Rectangular Gilbert Tessellation

TL;DR

This paper introduces a rectangular Gilbert tessellation model, analyzes the distribution of segment lengths, and proves exponential decay of correlations, providing bounds and insights into the structure of the tessellation.

Contribution

It extends Gilbert tessellation to a rectangular case, deriving exponential bounds for segment length distribution and correlation decay, with new results on boundary behavior.

Findings

Exponential bounds for the tail of segment length distribution.

Exponential decay of correlations between segments.
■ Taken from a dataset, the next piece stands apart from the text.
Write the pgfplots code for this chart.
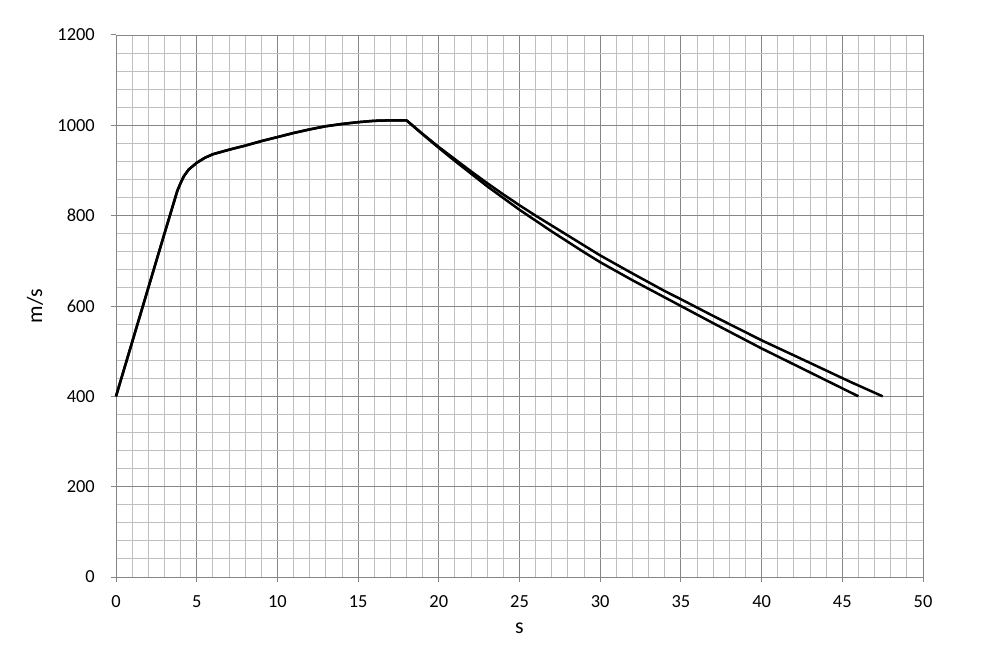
\documentclass[border=0pt]{standalone}
\usepackage{fontspec}
\setmainfont{Carlito}
\usepackage{pgfplots}
\pgfplotsset{compat=1.18}
\definecolor{majgrid}{RGB}{134,134,134}
\definecolor{mingrid}{RGB}{192,192,192}

\begin{document}
\begin{tikzpicture}
\begin{axis}[
  scale only axis,
  width=807bp, height=542bp,
  xmin=0, xmax=50, ymin=0, ymax=1200,
  xtick distance=5, ytick distance=200,
  minor tick num=4,
  grid=both,
  major grid style={majgrid, line width=0.9bp},
  minor grid style={mingrid, line width=0.9bp},
  axis lines*=left,
  axis line style={majgrid, line width=1bp},
  tick align=outside,
  major tick length=5bp, minor tick length=0pt,
  tick style={majgrid, line width=1bp},
  /pgf/number format/assume math mode=true,
  /pgf/number format/1000 sep={},
  ticklabel style={font=\fontsize{18.5}{20}\selectfont, inner sep=0pt},
  yticklabel style={anchor=east, xshift=-16bp},
  xticklabel style={anchor=north, yshift=-13bp},
  xlabel={s}, ylabel={m/s},
  label style={font=\fontsize{22}{24}\selectfont},
  xlabel style={at={(axis description cs:0.5,0)}, anchor=center, yshift=-51bp},
  ylabel style={at={(axis description cs:0,0.5)}, anchor=center, yshift=81bp},
  clip=false,
]
\coordinate (bl) at (rel axis cs:0,0);
\coordinate (tr) at (rel axis cs:1,1);
% lower branch
\addplot[black, line width=2.5bp, line join=round] coordinates {
(0,400)(1,520)(2,640)(3,760)(3.8,855)(4.0,872)(4.2,887)(4.5,902)(5,917)
(5.5,928)(6,936)(7,946)(8,955)(9,965)(10,974)(11,983)(12,991)(13,998)
(14,1003)(15,1007)(16,1010)(17,1011)(18,1011)
(19,980)(20,950)(21,921)(22,893)(23,865)(24,839)(25,813)(26,789)(27,765)
(28,742)(29,719)(30,697)(32,657)(34,619)(35,600)(37,562)(40,506)(43,453)(46,400)
};
% upper branch
\addplot[black, line width=2.5bp, line join=round] coordinates {
(0,400)(1,520)(2,640)(3,760)(3.8,855)(4.0,872)(4.2,887)(4.5,902)(5,917)
(5.5,928)(6,936)(7,946)(8,955)(9,965)(10,974)(11,983)(12,991)(13,998)
(14,1003)(15,1007)(16,1010)(17,1011)(18,1011)
(19,981)(20,952)(21,925)(22,898)(23,872)(24,847)(25,823)(26,800)(27,778)
(28,756)(29,734)(30,712)(32,672)(34,633)(35,615)(37,578)(40,524)(43,474)(45.5,432)(47.5,400)
};
\end{axis}
\path ([shift={(-116bp,-78bp)}]bl) rectangle ([shift={(60bp,35bp)}]tr);
\end{tikzpicture}
\end{document}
Linear growth of rays reaching the boundary in a confined box.

Abstract

A random planar quadrangulation process is introduced as an approximation for certain cellular automata in terms of random growth of rays from a given set of points. This model turns out to be a particular (rectangular) case of the well-known Gilbert tessellation, which originally models the growth of needle-shaped crystals from the initial random points with a Poisson distribution in a plane. From each point the lines grow on both sides of vertical and horizontal directions until they meet another line. This process results in a rectangular tessellation of the plane. The central and still open question is the distribution of the length of line segments in this tessellation. We derive exponential bounds for the tail of this distribution. The correlations between the segments are proved to decay exponentially with the distance between their initial points. Furthermore, the sign of the correlation is investigated for some instructive examples. In the case when the initial set of points is confined in a box $[0,N]^2$, it is proved that the average number of rays reaching the border of the box has a linear order in $N$.